Say the Names...

Al Purdy wrote a wonderful poem called "Say the names say the names" which celebrates the names of Canadian rivers - Tulameen, Kleena Kleene, Similkameen, Nahanni, Kluane and on and on in a celebratory song.

Enbridge is planning to build a dual pipeline that will carry bitumen and condensate across hundreds of waterways between Edmonton and Kitimat. Some of these waterways are rivers like the Parsnip (or what's left of it), the Nechako, the Morice and others are smaller creeks whose names are often known only to the folks who live along their banks or who fish in their shadows or who bend to wash or drink as they cross paths.

I want to collect the names of these rivers and creeks, to collect your stories, your poems, your songs so we can collectively give voice to the land living under the line Enbridge plans to draw.

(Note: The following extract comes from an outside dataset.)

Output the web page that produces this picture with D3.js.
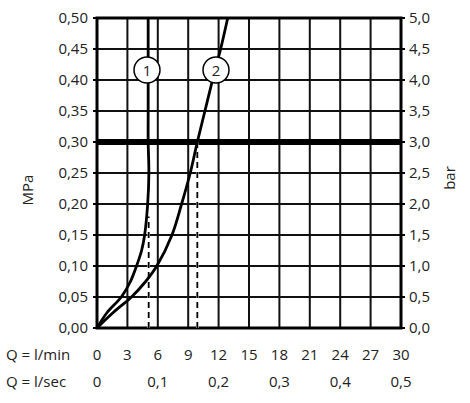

People have also sent me copies of their presentations to the community oral presentations. If you'd like to add your voice, email me (sheila.peters900@gmail.com) your stories and I'll post them for you. The copyright remains with you.

All the best.
Sheila Peters

Thursday, September 30, 2010

The Rocky Mountain Trench

I wrote a play many years ago called A Height of Land. I got the idea travelling through the flat boggy country north of Prince George around Summit Lake, the area where the Pacific and Arctic watersheds divide, where the water can’t quite make up its mind which way to go.

My play opens with an old woman talking about squatting to pee in the bush, watching her water trickle off into different directions, shifting her feet to keep them clear, all the while creating a mini-watershed, rivulets creating their own passages, dividing and spreading.

This play was about Smithers – and never mentioned Summit Lake or points north. And folks around here don’t think about the beleaguered Peace River watershed much – twice dammed, tar sands, oil wells further north, we don’t think about rivers without salmon. Salmon are central to our lives. Salmon are what bring the conservation attention and dollars to the Morice, Bulkley and Skeena rivers and the north coast.

But I have always been fascinated with the Parsnip and Finlay, rushing toward each other from the north and south, careening down the Rocky Mountain Trench only to crash at the forks and turn abruptly east to pass through the Rockies into the northeastern prairie lands, into the Athabasca and the Mackenzie, passing through some of the richest and most diverse wetlands on the planet and finally into the Arctic Ocean. I’m describing this because this incredible watershed doesn’t register in the west. Not linked by water or by fish, we live separate lives even when we live in the same province and the same country.

But there is, now, something that could, quite literally link us - in ways that could diminish us all. This pipeline. Summit Lake is the spot on Highway 97 where the water shifts north and east: Crooked River, the Parsnip River, the Ingenika, the Omenica, the Nation, Blackwater, Manson, and the creeks – Ekland, Mischinsinlika, Gataiga, Buth, Lignite, Scovil, Diache, Tsedeka, Dastaiga, Morfee, Mugaha, Tutu, Tony, Patsuk, Kimta, Latla, Inati – they flow into the remains of the Parsnip/Finlay/Peace watershed, through the devastation of the Williston Reservoir into the huge inland delta of the Athabasca and beyond to the Mackenzie and the Arctic Ocean. Enbridge’s Northern Gateway Pipeline proposes to go under the Parsnip, just upstream of the Hominka River and will travel for quite a few miles along the north side of the Missinka. Names I’d like to hear about from people who have travelled there.